GLD – How Do I (Not) Love Thee? Let Me Count the Ways!
Are you still weighing your options – considering whether to invest in physical gold and silver or take the “easy” way out by investing in an exchange traded fund? I really hate to hear that. Let’s see if I can help you.
First, let’s be sure we all know the creature we will be discussing in this article. We are examining SPDR© Gold Shares, which is an exchange traded fund (ETF) that trades under the symbol GLD.
There is an illusion promulgated that when you buy GLD, you become an owner of the gold which is owned by GLD. However, if you read its literature carefully, you quickly learn that is not true.
Even on the home page of the SPDR® Gold Trust, where the company describes the product, you find this language:
“SPDR® Gold Shares are intended to offer investors a means of participating in the gold bullion market without the necessity of taking physical delivery of gold, and to buy and sell that interest through the trading of a security on a regulated stock exchange.”
When you buy GLD, you are not buying gold. You are “participating” in the gold bullion market by buying a “security” (paper). I have expounded on the significance of this in another article, so I won’t regurgitate it here, but if you haven’t read my article entitled Physical Gold IRA vs. Gold ETF, I encourage you to do so – especially if you are considering investing in GLD, or any other ETF for that matter. You will find it enlightening.
Assuming you have now familiarized yourself with the background information about GLD provided in the just-referenced article, let me expound on yet another reason why I consider GLD a “no go.”
GLD Is a Grantor Trust!
Now, I know that probably doesn’t mean a thing to you at this point. I, on the other hand, prepare tax returns and I am painfully aware of the significance of a grantor trust in terms of the complications that can result to an unsuspecting taxpayer who owns an interest in one.
A grantor trust under United States tax law is a trust which is not subject to U. S. federal income tax. Sounds great so far, right? Keep reading.
The grantor trust is not subject to federal income tax, but guess who is – YOU! That’s right. The trust’s income and expenses “flow through” the trust to shareholders like you each year.

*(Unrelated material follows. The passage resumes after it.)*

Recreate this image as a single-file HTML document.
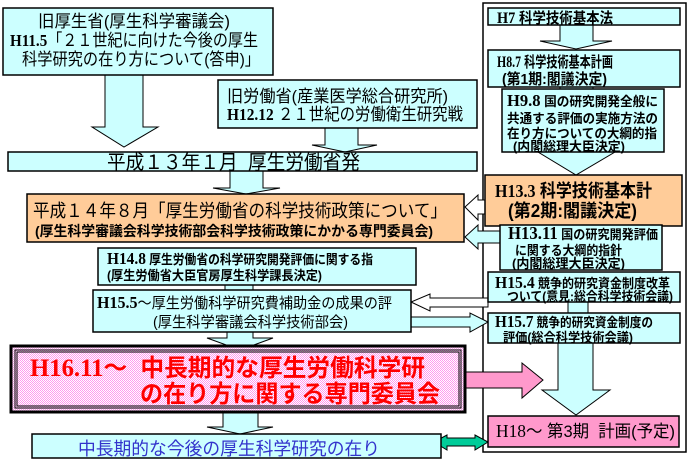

So, if you become a shareholder in GLD, each year you will be treated as if you directly received your pro rata share of the trust’s income, and also of the proceeds of any sales of capital assets (think gold). You will also be treated as if you directly incurred your pro rata share of the trust’s expenses.

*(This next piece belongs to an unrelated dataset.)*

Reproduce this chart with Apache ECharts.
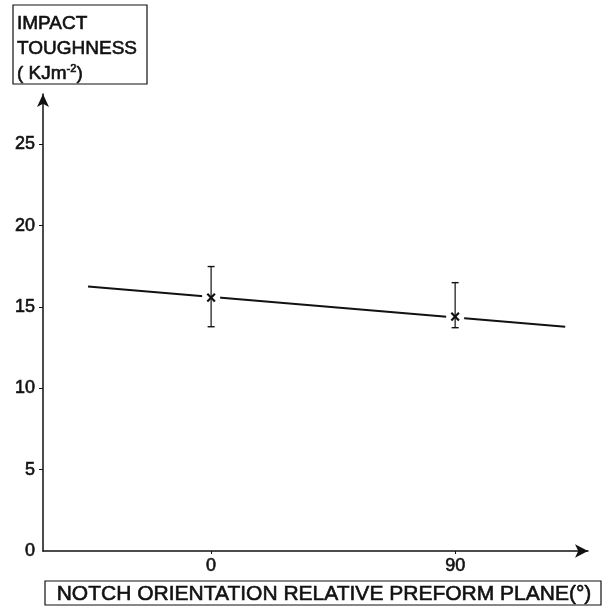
<!DOCTYPE html>
<html>
<head>
<meta charset="utf-8">
<script src="https://cdn.jsdelivr.net/npm/echarts@6/dist/echarts.min.js"></script>
<style>html,body{margin:0;padding:0;background:#fff}#c{width:608px;height:608px}</style>
</head>
<body>
<div id="c"></div>
<script>
// Data
const xTicks = [0, 90];
const yTicks = [0, 5, 10, 15, 20, 25];
const orientations = [0, 90];
const toughness = [15.58, 14.41];
const errLow = [13.79, 13.73];
const errHigh = [17.49, 16.5];
const fitX = [-45.4, 130.6];
const fitY = [16.26, 13.79];
const yTitle = ['IMPACT', 'TOUGHNESS', '( KJm{sup|-2})'];
const xTitle = 'NOTCH ORIENTATION RELATIVE PREFORM PLANE(°)';

const ink = '#111';
const font = 'Liberation Sans';
const thick = {textBorderColor: ink, textBorderWidth: 0.6};
const gThick = {stroke: ink, lineWidth: 0.6};
const chart = echarts.init(document.getElementById('c'), null, {renderer: 'canvas'});

const errData = orientations.map((o, i) => [o, toughness[i], errLow[i], errHigh[i]]);
const fitData = fitX.map((x, i) => [x, fitY[i]]);

chart.setOption({
  animation: false,
  backgroundColor: '#fff',
  grid: {left: 43, right: 20, top: 94, bottom: 57, containLabel: false},
  xAxis: {
    type: 'value', min: -62, max: 139,
    splitLine: {show: false},
    axisLine: {show: true, onZero: false, symbol: ['none', 'arrow'], symbolSize: [10, 13], lineStyle: {color: ink, width: 1.5}},
    axisTick: {show: true, length: 3, customValues: xTicks, lineStyle: {color: ink}},
    axisLabel: Object.assign({customValues: xTicks, color: ink, fontFamily: font, fontSize: 18, margin: 6}, thick)
  },
  yAxis: {
    type: 'value', min: 0, max: 28.1,
    splitLine: {show: false},
    axisLine: {show: true, onZero: false, symbol: ['none', 'arrow'], symbolSize: [9, 13], lineStyle: {color: ink, width: 1.5}},
    axisTick: {show: true, length: 4, customValues: yTicks.filter(v => v > 0), lineStyle: {color: ink}},
    axisLabel: Object.assign({customValues: yTicks, color: ink, fontFamily: font, fontSize: 18, margin: 8}, thick)
  },
  graphic: [
    {type: 'rect', shape: {x: 13, y: 5, width: 134, height: 79}, style: {fill: 'none', stroke: ink, lineWidth: 1.2}},
    {type: 'text', x: 17, y: 11, style: Object.assign({
      text: yTitle.join('\n'), fill: ink, fontFamily: font, fontSize: 19,
      lineHeight: 25, verticalAlign: 'top',
      rich: {sup: Object.assign({fontSize: 11, fontFamily: font, fill: ink, padding: [0, 0, 9, 0], lineHeight: 25}, gThick)}
    }, gThick)},
    {type: 'rect', shape: {x: 45, y: 581, width: 556, height: 24}, style: {fill: 'none', stroke: ink, lineWidth: 1.2}},
    {type: 'text', x: 324, y: 594, style: Object.assign({text: xTitle, fill: ink, fontFamily: font, fontSize: 21, align: 'center', verticalAlign: 'middle'}, gThick)}
  ],
  series: [
    {
      type: 'line', data: fitData, symbol: 'none', z: 2,
      lineStyle: {color: ink, width: 2}
    },
    {
      type: 'custom', data: errData, z: 3,
      renderItem: function (params, api) {
        const x = api.value(0), y = api.value(1), lo = api.value(2), hi = api.value(3);
        const p = api.coord([x, y]), pl = api.coord([x, lo]), ph = api.coord([x, hi]);
        const c = 3.5, s = 3.8;
        return {type: 'group', children: [
          {type: 'rect', shape: {x: p[0] - 9, y: p[1] - 6, width: 18, height: 12}, style: {fill: '#fff'}},
          {type: 'line', shape: {x1: pl[0], y1: pl[1], x2: ph[0], y2: ph[1]}, style: {stroke: ink, lineWidth: 1.2}},
          {type: 'line', shape: {x1: pl[0] - c, y1: pl[1], x2: pl[0] + c, y2: pl[1]}, style: {stroke: ink, lineWidth: 1.4}},
          {type: 'line', shape: {x1: ph[0] - c, y1: ph[1], x2: ph[0] + c, y2: ph[1]}, style: {stroke: ink, lineWidth: 1.4}},
          {type: 'line', shape: {x1: p[0] - s, y1: p[1] - s, x2: p[0] + s, y2: p[1] + s}, style: {stroke: ink, lineWidth: 2.2}},
          {type: 'line', shape: {x1: p[0] - s, y1: p[1] + s, x2: p[0] + s, y2: p[1] - s}, style: {stroke: ink, lineWidth: 2.2}}
        ]};
      }
    }
  ]
});
</script>
</body>
</html>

There is one other wrinkle. I say you will be treated “as if” you received the income and proceeds, and incurred the expenses, because you won’t actually receive or incur them. You’re just going to be taxed as if you did. The trust isn’t going to distribute anything to you.
Now, since SPDR® Gold Trust only holds gold bullion as an asset, it normally doesn’t receive any “income” in a given year. But, it does have to sell some of that gold from time to time to pay the expenses of maintaining the trust. (By the way, that’s another reason I don’t like GLD. I explain that too in my other article.)

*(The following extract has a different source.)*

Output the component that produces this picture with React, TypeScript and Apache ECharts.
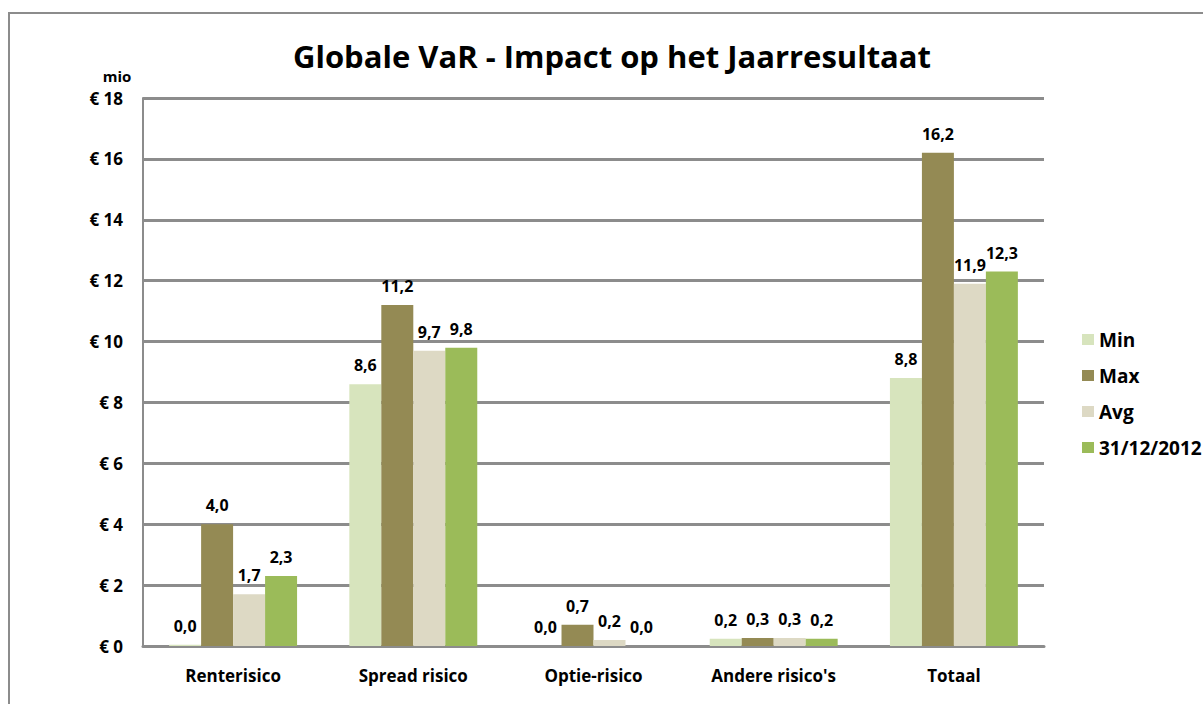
import React, { useEffect, useRef } from "react";
import * as echarts from "echarts";

const categories = ["Renterisico", "Spread risico", "Optie-risico", "Andere risico's", "Totaal"];
const seriesNames = ["Min", "Max", "Avg", "31/12/2012"];
const minValues = [0.04, 8.6, 0.0, 0.24, 8.8];
const maxValues = [4.0, 11.2, 0.7, 0.26, 16.2];
const avgValues = [1.7, 9.7, 0.2, 0.26, 11.9];
const dateValues = [2.3, 9.8, 0.0, 0.24, 12.3];
const colors = ["#d7e4bd", "#948a54", "#ddd9c4", "#9bbb59"];
const yTicks = { min: 0, max: 18, interval: 2 };

const FONT = "'Open Sans', 'Noto Sans', sans-serif";

export default function App() {
  const ref = useRef<HTMLDivElement>(null);
  useEffect(() => {
    if (!ref.current) return;
    const chart = echarts.init(ref.current, null, { renderer: "svg" });
    const all = [minValues, maxValues, avgValues, dateValues];
    chart.setOption({
      animation: false,
      backgroundColor: "#ffffff",
      textStyle: { fontFamily: FONT },
      title: {
        text: "Globale VaR - Impact op het Jaarresultaat",
        left: 607,
        textAlign: "center",
        top: 35,
        textStyle: { fontFamily: FONT, fontSize: 31, fontWeight: "bold", color: "#000" },
      },
      graphic: [
        {
          type: "rect",
          shape: { x: 9, y: 13, width: 1300, height: 800 },
          style: { fill: "none", stroke: "#8c8c8c", lineWidth: 2 },
          silent: true,
        },
        {
          type: "text",
          x: 117,
          y: 76,
          style: {
            text: "mio",
            fontFamily: FONT,
            fontSize: 15,
            fontWeight: "bold",
            fill: "#000",
            textAlign: "center",
            textVerticalAlign: "middle",
          },
        },
      ],
      legend: {
        orient: "vertical",
        left: 1077,
        top: 325,
        itemWidth: 12,
        itemHeight: 11,
        itemGap: 17,
        icon: "rect",
        data: seriesNames,
        textStyle: { fontFamily: FONT, fontSize: 19, fontWeight: "bold", color: "#000" },
      },
      grid: { left: 143, top: 98, width: 901, height: 548, containLabel: false },
      xAxis: {
        type: "category",
        data: categories,
        axisLine: { show: true, lineStyle: { color: "#8c8c8c", width: 3 } },
        axisTick: { show: false },
        axisLabel: { fontFamily: FONT, fontSize: 17, fontWeight: "bold", color: "#000", margin: 21 },
      },
      yAxis: {
        type: "value",
        min: yTicks.min,
        max: yTicks.max,
        interval: yTicks.interval,
        axisLine: { show: true, lineStyle: { color: "#8c8c8c", width: 2 } },
        axisTick: { show: false },
        splitLine: { show: true, lineStyle: { color: "#8c8c8c", width: 3 } },
        axisLabel: {
          fontFamily: FONT,
          fontSize: 17,
          fontWeight: "bold",
          color: "#000",
          margin: 20,
          formatter: (v: number) => "€ " + v,
        },
      },
      series: seriesNames.map((name, i) => ({
        name,
        type: "bar",
        data: all[i],
        itemStyle: { color: colors[i] },
        barGap: "0%",
        barCategoryGap: "29%",
        label: {
          show: true,
          position: "top",
          distance: 11,
          fontFamily: FONT,
          fontSize: 16,
          fontWeight: "bold",
          color: "#000",
          formatter: (p: any) => Number(p.value).toFixed(1).replace(".", ","),
        },
      })),
    });
    return () => chart.dispose();
  }, []);
  return (
    <div
      ref={ref}
      style={{ position: "fixed", left: 0, top: 0, width: 1203, height: 704 }}
    />
  );
}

Here’s where it gets really interesting. Because GLD normally only sells a relatively small amount of gold each year for the payment of the trust’s expenses and because it usually makes no distributions of the sale proceeds to its shareholders, under IRS regulations neither the trust not the brokers who sell you the shares are required to send you a 1099-B at the end of the year. How convenient (for them).
The 1099-B is the IRS form upon which brokers are normally required to report to you (and the IRS) the information you must include on your income tax return as a result of the sale of capital assets. Armed with a 1099, it is usually fairly easy to transcribe the information onto your own personal income tax returns.
On the other hand, if you don’t receive a 1099, it’s a very different story. It would take me pages and pages to try to explain to you what you are required to do as a shareholder of GLD when reporting your share of GLD’s transactions on your personal tax return. And, you would either be asleep by the time I was finished, or perhaps have left this website altogether, never to return. I don’t wish to drive you away.
Fortunately, there is an easier way for me to get my point across. GLD has done the heavy lifting for us. Just click the link and it will take you to GLD’s very own “SPDR® Gold Trust 2012 Grantor Trust Tax Reporting Statement.” No, really. Do it. Come on – humor me.
You don’t have to read the whole cursed thing. Just scan through it quickly, especially the examples about how to calculate your pro rata share of expenses and proceeds. I promise – you’ll quickly get my point about the joy of being a shareholder in a grantor trust like SPDR® Gold Trust.
Summary
If you were still entertaining the possibility of investing in a gold or silver ETF (like SPDR® Gold Trust) even after reading my other article, because you still believed that it would somehow be “easier” or “more convenient,” then I hope this article helped you eliminate that “irrational exuberance” for ETFs like GLD. I know that is the case if you followed my encouragement to look at GLD’s own Tax Reporting Statement.